| Information provided |
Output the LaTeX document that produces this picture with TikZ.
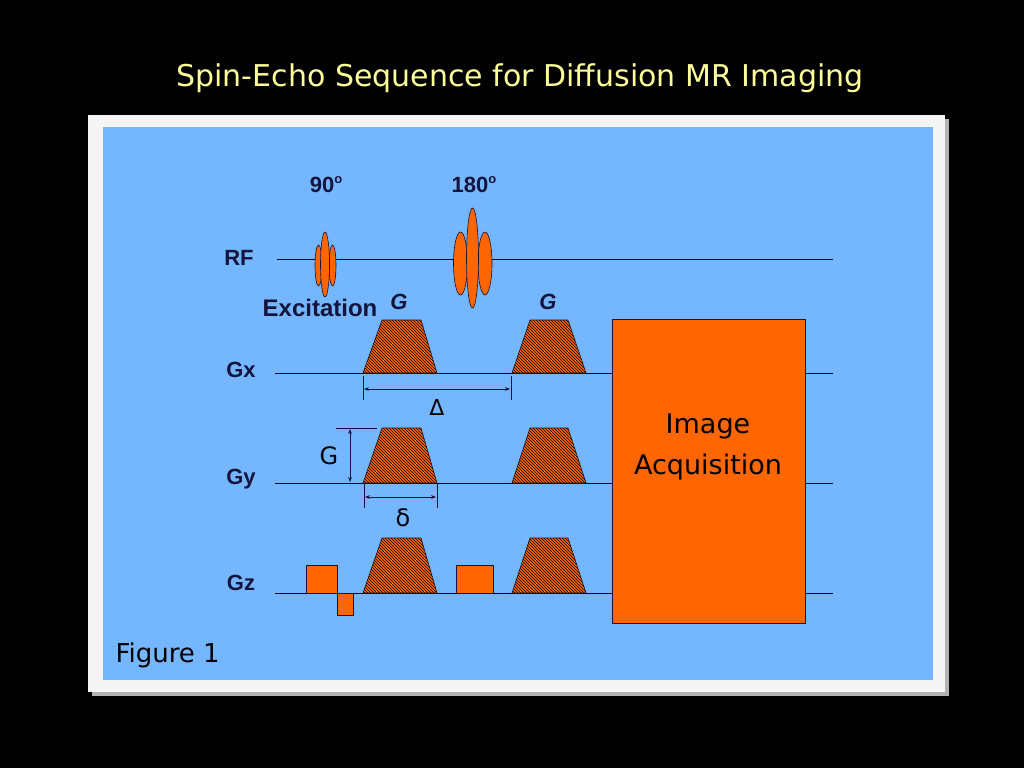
\documentclass[tikz,border=0pt]{standalone}
\usepackage{fontspec}
\setmainfont{Liberation Sans}
\newfontfamily\dv{DejaVu Sans}
\usetikzlibrary{patterns,arrows.meta}
\definecolor{bluebg}{HTML}{74B6FF}
\definecolor{org}{HTML}{FF6600}
\definecolor{navy}{HTML}{14143C}
\definecolor{ttl}{HTML}{FFFF99}
\tikzset{
 x=1pt,y=-1pt,
 axis/.style={line width=0.9pt},
 lab/.style={font=\bfseries\fontsize{22}{24}\selectfont,text=navy},
 pulse/.style={fill=org,draw=navy,line width=0.6pt},
 grad/.style={fill=org,draw=navy,line width=0.6pt,postaction={pattern=north west lines,pattern color=black}},
 dim/.style={line width=0.6pt,navy},
 dimarr/.style={line width=0.6pt,navy,{Stealth[length=5pt]}-{Stealth[length=5pt]}}
}
\begin{document}
\begin{tikzpicture}
\useasboundingbox (0,0) rectangle (1024,768);
\fill[black] (0,0) rectangle (1024,768);
\node[font=\dv\fontsize{30}{34}\selectfont,text=ttl] (title) at (520,78) {Spin-Echo Sequence for Diffusion MR Imaging};
\fill[gray!60] (92,119) rectangle (949,696);
\fill[gray!8] (88,115) rectangle (945,692);
\fill[bluebg] (103,127) rectangle (933,680);
% axes
\coordinate (rfa) at (277,259); \coordinate (rfb) at (833,259);
\draw[axis] (rfa) -- (rfb);
\foreach \n/\y in {gx/373,gy/483,gz/593}{
 \coordinate (\n a) at (275,\y); \coordinate (\n b) at (833,\y);
 \draw[axis] (\n a) -- (\n b);}
\node[lab] (lrf) at (239,258) {RF};
\node[lab] (lgx) at (241,370) {Gx};
\node[lab] (lgy) at (241,479) {Gy};
\node[lab] (lgz) at (241,583) {Gz};
% RF pulses
\draw[pulse] (318.5,265.5) ellipse (3.5 and 20.5);
\draw[pulse] (332.5,265.5) ellipse (3.5 and 20.5);
\draw[pulse] (325,264.5) ellipse (4.5 and 32.5);
\draw[pulse] (460.5,263.5) ellipse (7 and 31.5);
\draw[pulse] (485,263.5) ellipse (7 and 31.5);
\draw[pulse] (472.5,258) ellipse (6 and 50);
\node[lab] (n90) at (326,185) {90\raisebox{0.4em}{\fontsize{13}{13}\selectfont o}};
\node[lab] (n180) at (474,185) {180\raisebox{0.4em}{\fontsize{13}{13}\selectfont o}};
\node[lab,font=\bfseries\fontsize{24}{26}\selectfont] (exc) at (320,308) {Excitation};
\node[lab,font=\bfseries\itshape\fontsize{22}{24}\selectfont] (g1) at (399,302) {G};
\node[lab,font=\bfseries\itshape\fontsize{22}{24}\selectfont] (g2) at (548,302) {G};
% gradients
\foreach \y/\t in {373/320,483/428,593/538}{
 \draw[grad] (363,\y) -- (382,\t) -- (421,\t) -- (437,\y) -- cycle;
 \draw[grad] (512,\y) -- (530,\t) -- (568,\t) -- (586,\y) -- cycle;}
% Gz rects
\draw[pulse] (306,565) rectangle (337,593);
\draw[pulse] (337,593) rectangle (353,615);
\draw[pulse] (456,565) rectangle (493,593);
% image acq
\node[draw=navy,fill=org,line width=0.6pt,minimum width=193pt,minimum height=304pt,anchor=north west,inner sep=0pt] (acq) at (612,319) {};
\node[align=center,font=\dv\fontsize{27}{41}\selectfont] (acqt) at (708,447) {Image\\Acquisition};
% dims
\coordinate (d1a) at (363,376); \coordinate (d1b) at (363,400);
\coordinate (d2a) at (511,376); \coordinate (d2b) at (511,400);
\draw[dim] (d1a) -- (d1b); \draw[dim] (d2a) -- (d2b);
\coordinate (D1) at (364,389); \coordinate (D2) at (510,389);
\draw[dimarr] (D1) -- (D2);
\node[font=\dv\fontsize{22}{24}\selectfont] (Delta) at (437,407) {Δ};
\coordinate (h1) at (336,428); \coordinate (h2) at (377,428);
\draw[dim] (h1) -- (h2);
\coordinate (v1) at (350,429); \coordinate (v2) at (350,482);
\draw[dimarr] (v1) -- (v2);
\node[font=\dv\fontsize{24}{26}\selectfont] (Gt) at (329,456) {G};
\coordinate (e1a) at (364,483); \coordinate (e1b) at (364,508);
\coordinate (e2a) at (437,483); \coordinate (e2b) at (437,508);
\draw[dim] (e1a) -- (e1b); \draw[dim] (e2a) -- (e2b);
\coordinate (E1) at (365,497); \coordinate (E2) at (436,497);
\draw[dimarr] (E1) -- (E2);
\node[font=\dv\fontsize{24}{26}\selectfont] (delta) at (403,518) {δ};
\node[font=\dv\fontsize{26}{28}\selectfont,anchor=west] (fig) at (112,655) {Figure 1};
\end{tikzpicture}
\end{document}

| Aim |
Omit the pictures and reproduce the listing exactly.

| The result |
Output the LaTeX document that produces this picture with TikZ.
\documentclass[tikz,border=0pt]{standalone}
\usepackage{fontspec}
\setmainfont{Liberation Sans}
\newfontfamily\dv{DejaVu Sans}
\usetikzlibrary{patterns,arrows.meta}
\definecolor{bluebg}{HTML}{74B6FF}
\definecolor{org}{HTML}{FF6600}
\definecolor{navy}{HTML}{14143C}
\definecolor{ttl}{HTML}{FFFF99}
\tikzset{
 x=1pt,y=-1pt,
 axis/.style={line width=0.9pt},
 lab/.style={font=\bfseries\fontsize{22}{24}\selectfont,text=navy},
 pulse/.style={fill=org,draw=navy,line width=0.6pt},
 grad/.style={fill=org,draw=navy,line width=0.6pt,postaction={pattern=north west lines,pattern color=black}},
 dim/.style={line width=0.6pt,navy},
 dimarr/.style={line width=0.6pt,navy,{Stealth[length=5pt]}-{Stealth[length=5pt]}}
}
\begin{document}
\begin{tikzpicture}
\useasboundingbox (0,0) rectangle (1024,768);
\fill[black] (0,0) rectangle (1024,768);
\node[font=\dv\fontsize{30}{34}\selectfont,text=ttl] (title) at (520,78) {Spin-Echo Sequence for Diffusion MR Imaging};
\fill[gray!60] (92,119) rectangle (949,696);
\fill[gray!8] (88,115) rectangle (945,692);
\fill[bluebg] (103,127) rectangle (933,680);
% axes
\coordinate (rfa) at (277,259); \coordinate (rfb) at (833,259);
\draw[axis] (rfa) -- (rfb);
\foreach \n/\y in {gx/373,gy/483,gz/593}{
 \coordinate (\n a) at (275,\y); \coordinate (\n b) at (833,\y);
 \draw[axis] (\n a) -- (\n b);}
\node[lab] (lrf) at (239,258) {RF};
\node[lab] (lgx) at (241,370) {Gx};
\node[lab] (lgy) at (241,479) {Gy};
\node[lab] (lgz) at (241,583) {Gz};
% RF pulses
\draw[pulse] (318.5,265.5) ellipse (3.5 and 20.5);
\draw[pulse] (332.5,265.5) ellipse (3.5 and 20.5);
\draw[pulse] (325,264.5) ellipse (4.5 and 32.5);
\draw[pulse] (460.5,263.5) ellipse (7 and 31.5);
\draw[pulse] (485,263.5) ellipse (7 and 31.5);
\draw[pulse] (472.5,258) ellipse (6 and 50);
\node[lab] (n90) at (326,185) {90\raisebox{0.4em}{\fontsize{13}{13}\selectfont o}};
\node[lab] (n180) at (474,185) {180\raisebox{0.4em}{\fontsize{13}{13}\selectfont o}};
\node[lab,font=\bfseries\fontsize{24}{26}\selectfont] (exc) at (320,308) {Excitation};
\node[lab,font=\bfseries\itshape\fontsize{22}{24}\selectfont] (g1) at (399,302) {G};
\node[lab,font=\bfseries\itshape\fontsize{22}{24}\selectfont] (g2) at (548,302) {G};
% gradients
\foreach \y/\t in {373/320,483/428,593/538}{
 \draw[grad] (363,\y) -- (382,\t) -- (421,\t) -- (437,\y) -- cycle;
 \draw[grad] (512,\y) -- (530,\t) -- (568,\t) -- (586,\y) -- cycle;}
% Gz rects
\draw[pulse] (306,565) rectangle (337,593);
\draw[pulse] (337,593) rectangle (353,615);
\draw[pulse] (456,565) rectangle (493,593);
% image acq
\node[draw=navy,fill=org,line width=0.6pt,minimum width=193pt,minimum height=304pt,anchor=north west,inner sep=0pt] (acq) at (612,319) {};
\node[align=center,font=\dv\fontsize{27}{41}\selectfont] (acqt) at (708,447) {Image\\Acquisition};
% dims
\coordinate (d1a) at (363,376); \coordinate (d1b) at (363,400);
\coordinate (d2a) at (511,376); \coordinate (d2b) at (511,400);
\draw[dim] (d1a) -- (d1b); \draw[dim] (d2a) -- (d2b);
\coordinate (D1) at (364,389); \coordinate (D2) at (510,389);
\draw[dimarr] (D1) -- (D2);
\node[font=\dv\fontsize{22}{24}\selectfont] (Delta) at (437,407) {Δ};
\coordinate (h1) at (336,428); \coordinate (h2) at (377,428);
\draw[dim] (h1) -- (h2);
\coordinate (v1) at (350,429); \coordinate (v2) at (350,482);
\draw[dimarr] (v1) -- (v2);
\node[font=\dv\fontsize{24}{26}\selectfont] (Gt) at (329,456) {G};
\coordinate (e1a) at (364,483); \coordinate (e1b) at (364,508);
\coordinate (e2a) at (437,483); \coordinate (e2b) at (437,508);
\draw[dim] (e1a) -- (e1b); \draw[dim] (e2a) -- (e2b);
\coordinate (E1) at (365,497); \coordinate (E2) at (436,497);
\draw[dimarr] (E1) -- (E2);
\node[font=\dv\fontsize{24}{26}\selectfont] (delta) at (403,518) {δ};
\node[font=\dv\fontsize{26}{28}\selectfont,anchor=west] (fig) at (112,655) {Figure 1};
\end{tikzpicture}
\end{document}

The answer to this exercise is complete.